Erik Darling: You can change your lock escalation from table to auto, and that will get you, sometimes, partition level locking. But there’s a pretty big warning on that feature, most of the Microsoft documentation around pretty frequent deadlocks, which is why it’s not the default behavior for partitioned tables. Again, test that carefully in a development environment.
Andrew Pruski: I think with anything, when it comes to partitioning, as I said at the start, know the system. If you know your system, you can pretty much limit how much issues you can run into.
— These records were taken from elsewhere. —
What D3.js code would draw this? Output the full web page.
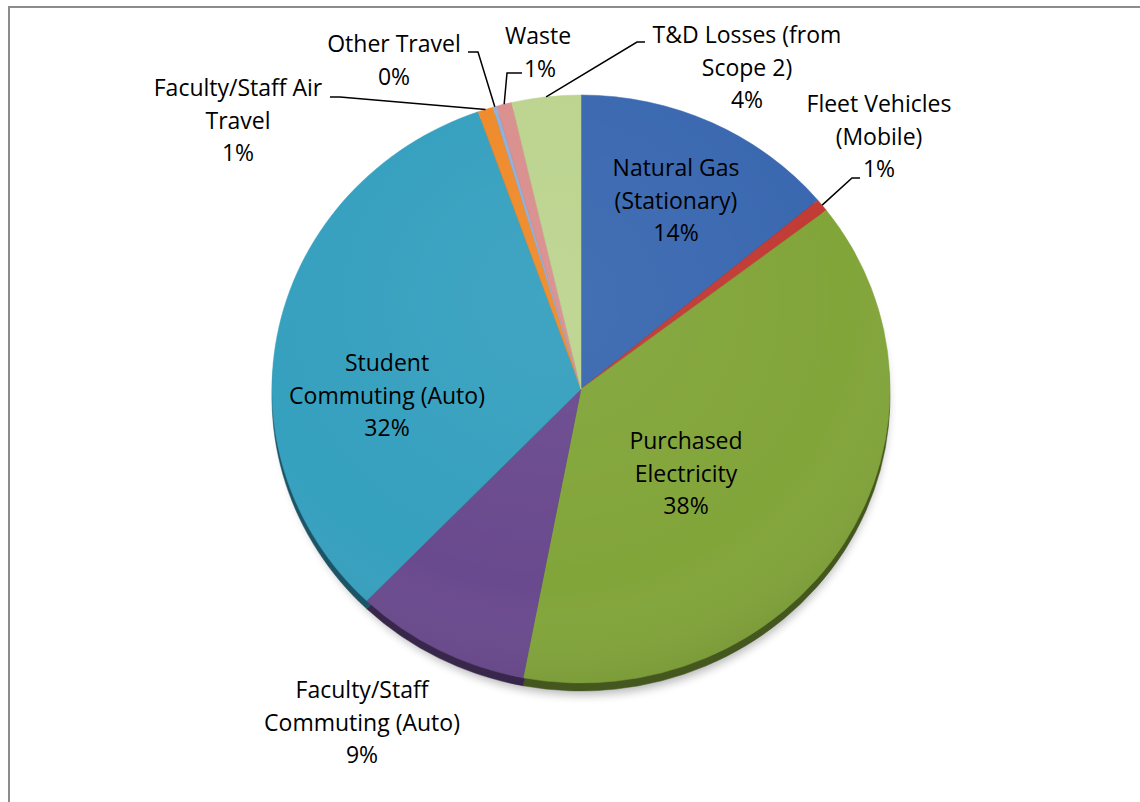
<!DOCTYPE html>
<html>
<head>
<meta charset="utf-8">
<script src="https://cdn.jsdelivr.net/npm/d3@7"></script>
<style>
  html, body { margin: 0; padding: 0; background: #fff; }
  svg { display: block; }
  text { font-family: "Open Sans", Lato, sans-serif; font-size: 23px; fill: #000; }
</style>
</head>
<body>
<svg id="chart" width="1140" height="802"></svg>
<script>
// Emission sources, clockwise from 12 o'clock
const categories = [
  "Natural Gas (Stationary)",
  "Fleet Vehicles (Mobile)",
  "Purchased Electricity",
  "Faculty/Staff Commuting (Auto)",
  "Student Commuting (Auto)",
  "Faculty/Staff Air Travel",
  "Other Travel",
  "Waste",
  "T&D Losses (from Scope 2)"
];
// share of total emissions, percent
const shares = [13.9, 0.7, 38.4, 9.2, 32.4, 0.8, 0.2, 0.8, 3.6];
// label lines for each slice (the percentage line is appended)
const labelLines = [
  ["Natural Gas", "(Stationary)"],
  ["Fleet Vehicles", "(Mobile)"],
  ["Purchased", "Electricity"],
  ["Faculty/Staff", "Commuting (Auto)"],
  ["Student", "Commuting (Auto)"],
  ["Faculty/Staff Air", "Travel"],
  ["Other Travel"],
  ["Waste"],
  ["T&D Losses (from", "Scope 2)"]
];
const colors = ["#3a68b0", "#c23b35", "#82a53a", "#6a4a8e", "#36a0bf", "#ef8a2a", "#8fb0dc", "#d98f8e", "#bcd48f"];

// ---- layout ----
const W = 1140, H = 802;
const cx = 581, cy = 389, rx = 309, ry = 294, depth = 8;
const lineH = 32.5;
// label block placement: [center x, y of first line] and optional leader path elbows
const labelLayout = [
  { x: 676, y: 168 },
  { x: 879, y: 104, leader: [[852, 178], [860, 178]] },
  { x: 686, y: 441 },
  { x: 362, y: 690 },
  { x: 387, y: 363 },
  { x: 238, y: 88, leader: [[340, 97], [330, 97]] },
  { x: 394, y: 44, leader: [[478, 52], [468, 52]] },
  { x: 538, y: 36, pctX: 540, leader: [[507, 73], [522, 73]] },
  { x: 747, y: 35, leader: [[637, 42], [645, 42]] }
];

const svg = d3.select("#chart");
const defs = svg.append("defs");

// soft shadow under the pie
const blur = defs.append("filter").attr("id", "shadow")
  .attr("x", "-20%").attr("y", "-20%").attr("width", "140%").attr("height", "140%");
blur.append("feGaussianBlur").attr("stdDeviation", 5);

// light falloff across the top face
const shade = defs.append("radialGradient").attr("id", "shade")
  .attr("cx", "45%").attr("cy", "35%").attr("r", "70%");
shade.append("stop").attr("offset", "0%").attr("stop-color", "#fff").attr("stop-opacity", 0.05);
shade.append("stop").attr("offset", "70%").attr("stop-color", "#fff").attr("stop-opacity", 0);
shade.append("stop").attr("offset", "100%").attr("stop-color", "#000").attr("stop-opacity", 0.1);

// chart frame
svg.append("rect")
  .attr("x", 9).attr("y", 7).attr("width", W + 50).attr("height", H + 50)
  .attr("fill", "none").attr("stroke", "#8c8c8c").attr("stroke-width", 2);

const pie = d3.pie().sort(null).value(d => d)(shares);
const arc = d3.arc().innerRadius(0).outerRadius(rx);
const sy = ry / rx;

// shadow
svg.append("ellipse")
  .attr("cx", cx + 2).attr("cy", cy + depth + 6).attr("rx", rx - 4).attr("ry", ry - 2)
  .attr("fill", "#000").attr("opacity", 0.28).attr("filter", "url(#shadow)");

// side wall: the pie repeated lower in darker tones
svg.append("g")
  .attr("transform", `translate(${cx},${cy + depth}) scale(1,${sy})`)
  .selectAll("path").data(pie).join("path")
  .attr("d", arc)
  .attr("fill", (d, i) => d3.color(colors[i]).darker(1.8))
  .attr("stroke", (d, i) => d3.color(colors[i]).darker(1.8))
  .attr("stroke-width", 0.5);

// top face
const topFace = svg.append("g")
  .attr("transform", `translate(${cx},${cy}) scale(1,${sy})`);
topFace.selectAll("path").data(pie).join("path")
  .attr("d", arc)
  .attr("fill", (d, i) => colors[i])
  .attr("stroke", (d, i) => colors[i])
  .attr("stroke-width", 0.5);
topFace.append("circle").attr("r", rx).attr("fill", "url(#shade)");

// point on the rim at a slice's middle angle
function rimPoint(d) {
  const a = (d.startAngle + d.endAngle) / 2;
  return [cx + rx * Math.sin(a), cy - ry * Math.cos(a)];
}

// leader lines
const leaders = svg.append("g").attr("fill", "none").attr("stroke", "#000").attr("stroke-width", 1.5);
pie.forEach((d, i) => {
  const L = labelLayout[i];
  if (!L.leader) return;
  leaders.append("path").attr("d", d3.line()([rimPoint(d), ...L.leader]));
});

// labels
const labels = svg.append("g").attr("text-anchor", "middle");
pie.forEach((d, i) => {
  const L = labelLayout[i];
  const lines = labelLines[i].concat([Math.round(shares[i]) + "%"]);
  lines.forEach((t, k) => {
    const isPct = k === lines.length - 1;
    labels.append("text")
      .attr("x", isPct && L.pctX ? L.pctX : L.x)
      .attr("y", L.y + k * lineH)
      .attr("dy", "0.35em")
      .text(t);
  });
});
</script>
</body>
</html>
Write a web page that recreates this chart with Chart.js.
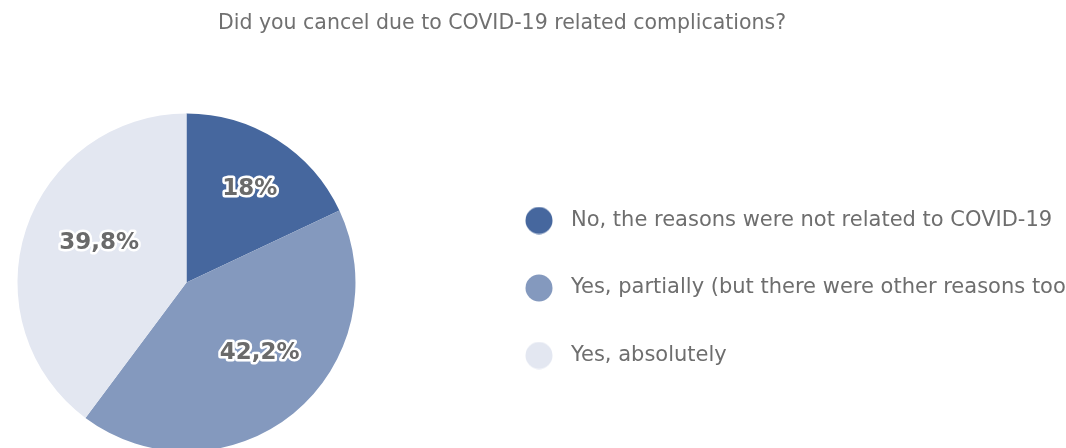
<!DOCTYPE html>
<html>
<head>
<meta charset="utf-8">
<script src="https://cdn.jsdelivr.net/npm/chart.js@4.4.0/dist/chart.umd.min.js"></script>
<style>
  html, body { margin: 0; padding: 0; background: #fff; overflow: hidden; }
  #wrap { position: relative; width: 1066px; height: 448px; overflow: hidden; }
  #title {
    position: absolute; left: 0; top: 10px; width: 1004px; z-index: 1;
    text-align: center; color: #707070;
    font: 20.5px 'DejaVu Sans', sans-serif; line-height: 24px;
  }
  canvas { position: absolute; left: -98px; top: 0; }
</style>
</head>
<body>
<div id="wrap">
  <div id="title">Did you cancel due to COVID-19 related complications?</div>
  <canvas id="chartCancel" width="1200" height="448"></canvas>
</div>
<script>
const categories = [
  'No, the reasons were not related to COVID-19',
  'Yes, partially (but there were other reasons too)',
  'Yes, absolutely',
]
const shares = [18, 42.2, 39.8]
const shareLabels = ['18%', '42,2%', '39,8%']
const sliceColors = ['#46679e', '#8499be', '#e3e7f1']

const FONT = "'DejaVu Sans', sans-serif"
const LEGEND_SIZE = 21
const LEGEND_PAD = 46.5
const MARK_W = 43

// round legend marker, drawn once per colour
function dotImage(color) {
  const c = document.createElement('canvas')
  c.width = 28
  c.height = 28
  const g = c.getContext('2d')
  g.fillStyle = color
  g.beginPath()
  g.arc(14, 14, 13.5, 0, Math.PI * 2)
  g.fill()
  return c
}

// legend box gets exactly the width its longest label needs
const measure = document.createElement('canvas').getContext('2d')
measure.font = `${LEGEND_SIZE}px ${FONT}`
const longest = Math.max(...categories.map((t) => measure.measureText(t).width))
const legendWidth = Math.ceil(LEGEND_PAD + MARK_W + LEGEND_SIZE / 2 + longest + 10)
const canvasEl = document.getElementById('chartCancel')
canvasEl.width = 568 + legendWidth

const sliceLabels = {
  id: 'sliceLabels',
  afterDatasetsDraw(chart) {
    const ctx = chart.ctx
    const meta = chart.getDatasetMeta(0)
    ctx.save()
    ctx.font = `bold 23px ${FONT}`
    ctx.textAlign = 'center'
    ctx.textBaseline = 'middle'
    ctx.lineJoin = 'round'
    ctx.lineWidth = 5
    ctx.strokeStyle = '#fff'
    ctx.fillStyle = '#6a6a6a'
    meta.data.forEach((arc, i) => {
      const { x, y, startAngle, endAngle, outerRadius } = arc.getProps(['x', 'y', 'startAngle', 'endAngle', 'outerRadius'], true)
      const mid = (startAngle + endAngle) / 2
      const r = outerRadius * 0.6
      const tx = x + Math.cos(mid) * r + 9
      const ty = y + Math.sin(mid) * r - 8
      ctx.strokeText(shareLabels[i], tx, ty)
      ctx.fillText(shareLabels[i], tx, ty)
    })
    ctx.restore()
  },
}

const chartCancel = new Chart(canvasEl.getContext('2d'), {
  type: 'pie',
  data: {
    labels: categories,
    datasets: [
      {
        data: shares,
        backgroundColor: sliceColors,
        borderWidth: 0,
        clip: false,
      },
    ],
  },
  options: {
    responsive: false,
    animation: false,
    radius: 169,
    layout: { padding: { left: 0, right: 0, top: 152.5, bottom: 35.5 } },
    plugins: {
      tooltip: { enabled: false },
      legend: {
        position: 'right',
        align: 'end',
        maxWidth: legendWidth,
        labels: {
          usePointStyle: true,
          pointStyleWidth: MARK_W,
          boxHeight: 19,
          padding: LEGEND_PAD,
          color: '#6e6e6e',
          font: { family: FONT, size: LEGEND_SIZE },
          generateLabels(chart) {
            const items = Chart.overrides.doughnut.plugins.legend.labels.generateLabels(chart)
            return items.map((item, i) => ({ ...item, pointStyle: dotImage(sliceColors[i]), lineWidth: 0 }))
          },
        },
      },
    },
  },
  plugins: [sliceLabels],
})
</script>
</body>
</html>
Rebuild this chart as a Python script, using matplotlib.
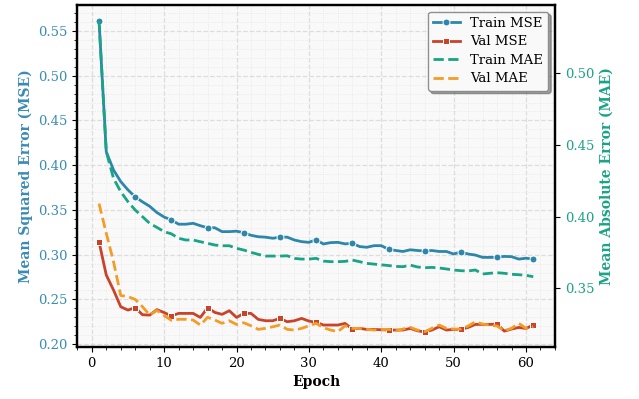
import numpy as np
import matplotlib
matplotlib.use("Agg")
import matplotlib.pyplot as plt
from matplotlib.ticker import MultipleLocator

epochs = list(range(1, 62))

train_mse = [0.5615, 0.415, 0.3946, 0.3816, 0.3723, 0.3645, 0.359, 0.354, 0.347, 0.342,
             0.3387, 0.334, 0.334, 0.335, 0.3323, 0.330, 0.330, 0.3257, 0.3257, 0.3262,
             0.3245, 0.3216, 0.320, 0.3195, 0.3183, 0.3195, 0.3195, 0.3163, 0.3145, 0.3137,
             0.3167, 0.3119, 0.3134, 0.3137, 0.312, 0.3127, 0.309, 0.3082, 0.310, 0.310,
             0.306, 0.3046, 0.3035, 0.3054, 0.3046, 0.3040, 0.3046, 0.3035, 0.3035, 0.3007,
             0.3029, 0.3007, 0.2995, 0.2969, 0.2969, 0.2969, 0.298, 0.2977, 0.2950, 0.296,
             0.2950]

val_mse = [0.3144, 0.2772, 0.2604, 0.2417, 0.238, 0.2408, 0.2328, 0.2324, 0.2385, 0.2352,
           0.2315, 0.2343, 0.2343, 0.2343, 0.2298, 0.2406, 0.2354, 0.2332, 0.2373, 0.2298,
           0.2343, 0.2343, 0.2276, 0.2261, 0.2261, 0.2287, 0.2250, 0.2261, 0.2287, 0.2257,
           0.2243, 0.2213, 0.2213, 0.2213, 0.2231, 0.2168, 0.2176, 0.2164, 0.2164, 0.2160,
           0.2157, 0.2157, 0.2157, 0.2175, 0.2149, 0.2135, 0.2157, 0.2194, 0.2157, 0.2164,
           0.2164, 0.2186, 0.222, 0.222, 0.222, 0.2224, 0.2145, 0.2168, 0.2186, 0.2175,
           0.2213]

train_mae = [0.5365, 0.4453, 0.4267, 0.4174, 0.4104, 0.4046, 0.400, 0.3953, 0.3925, 0.3895,
             0.388, 0.3849, 0.3837, 0.3837, 0.3825, 0.3814, 0.3802, 0.3797, 0.3797, 0.3779,
             0.3767, 0.3751, 0.3737, 0.3725, 0.3725, 0.3725, 0.3727, 0.3709, 0.3704, 0.3704,
             0.3709, 0.3690, 0.3686, 0.3686, 0.3688, 0.3697, 0.3686, 0.3674, 0.3669, 0.3664,
             0.3659, 0.3653, 0.3651, 0.3662, 0.3649, 0.3644, 0.3646, 0.3642, 0.3635, 0.3628,
             0.3623, 0.3621, 0.3628, 0.3600, 0.3605, 0.3609, 0.3605, 0.3598, 0.3595, 0.3591,
             0.3581]

val_mae = [0.4091, 0.3884, 0.3686, 0.3450, 0.3442, 0.3423, 0.3372, 0.3314, 0.3346, 0.3310,
           0.3277, 0.3284, 0.3284, 0.3279, 0.3244, 0.3298, 0.3279, 0.3256, 0.3274, 0.3248,
           0.326, 0.3239, 0.3214, 0.3221, 0.3232, 0.3244, 0.3214, 0.3209, 0.3221, 0.3239,
           0.3256, 0.3226, 0.3209, 0.3198, 0.3239, 0.3221, 0.3221, 0.3214, 0.3209, 0.3212,
           0.3214, 0.3204, 0.3216, 0.3228, 0.3209, 0.3198, 0.3221, 0.3244, 0.3221, 0.3216,
           0.3216, 0.3237, 0.3267, 0.3251, 0.3244, 0.3237, 0.3204, 0.3221, 0.3256, 0.3221,
           0.3232]

c_tmse = '#2E86AB'
c_vmse = '#C8432A'
c_tmae = '#1AA385'
c_vmae = '#F39C26'

plt.rcParams['font.family'] = ['DejaVu Serif']

fig = plt.figure(figsize=(6.39, 3.99), dpi=100)
ax = fig.add_axes([0.121, 0.130, 0.7475, 0.8575])
ax.set_facecolor('#f9f9f9')
ax2 = ax.twinx()

l1, = ax.plot(epochs, train_mse, color=c_tmse, lw=2, marker='o', markersize=5,
              markevery=5, markeredgecolor='white', markeredgewidth=0.7, label='Train MSE', zorder=3)
l2, = ax.plot(epochs, val_mse, color=c_vmse, lw=2, marker='s', markersize=5,
              markevery=5, markeredgecolor='white', markeredgewidth=0.7, label='Val MSE', zorder=3)
l3, = ax2.plot(epochs, train_mae, color=c_tmae, lw=2, ls='--', label='Train MAE')
l4, = ax2.plot(epochs, val_mae, color=c_vmae, lw=2, ls='--', label='Val MAE')

ax.set_xlabel('Epoch', fontsize=10, fontweight='bold')
ax.set_ylabel('Mean Squared Error (MSE)', fontsize=10, fontweight='bold', color='#3A8BB5')
ax2.set_ylabel('Mean Absolute Error (MAE)', fontsize=10, fontweight='bold', color=c_tmae)

ax.tick_params(axis='y', colors='#3A8BB5', labelsize=9.5)
ax.tick_params(axis='y', which='both', color='black')
ax.tick_params(axis='x', labelsize=9.5)
ax2.tick_params(axis='y', labelcolor=c_tmae, labelsize=9.5, color='black')

ax.xaxis.set_major_locator(MultipleLocator(10))
ax.xaxis.set_minor_locator(MultipleLocator(2))
ax.yaxis.set_major_locator(MultipleLocator(0.05))
ax.yaxis.set_minor_locator(MultipleLocator(0.01))
ax2.yaxis.set_major_locator(MultipleLocator(0.05))
ax2.yaxis.set_minor_locator(MultipleLocator(0.05))

ax.grid(True, which='major', ls='--', color='#dddddd', lw=0.9)
ax.grid(True, which='minor', ls=':', color='#e6e6e6', lw=0.6)
ax.set_axisbelow(True)

for a in (ax, ax2):
    for s in a.spines.values():
        s.set_linewidth(1.6)
        s.set_color('black')

ax.set_xlim(-2, 64)
ax.set_ylim(0.1966, 0.579)
ax2.set_ylim(0.309, 0.5476)

leg = ax2.legend(handles=[l1, l2, l3, l4], loc='upper right', fontsize=9.5,
                 frameon=True, fancybox=True, shadow=True, framealpha=0.95,
                 edgecolor='#888888', borderpad=0.4, labelspacing=0.42, handlelength=2.0)

fig.savefig('out.png', dpi=100)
It’s not one of those things you can just implement and see, well if it doesn’t work, then we can just drop it, because you end up with a really poor performing system. It’s difficult to get rid of it because you have to basically rebuild a table.
Erik Darling: I was going to say it’s worse than Hekaton, but Hekaton you have to drop the whole database. You have other issues… It’s funny that that’s a limitation with column store because partitioning and column store do kind of go hand in hand so well together. It’s like, no, you can’t do that, and you’re like, that’s basic stuff, Microsoft, come on.
Andrew Pruski: Pretty much. There was a bit of cursing going on when we saw that one, yeah…
Erik Darling: Like, really, that? For all the pushing you do of these two things together, I can’t do that? Strange. It was a pleasure having you. I don’t see any other questions. I assume you want to go back to that fancy seaside pub and have several pints this evening?
Andrew Pruski: I think so. That sounds good.
Erik Darling: Sounds like a good one. I would buy you one if I could, but I’m stuck here in Brooklyn. Anyway, thank you. Thank you everyone for coming and hanging out with us today at GroupBy.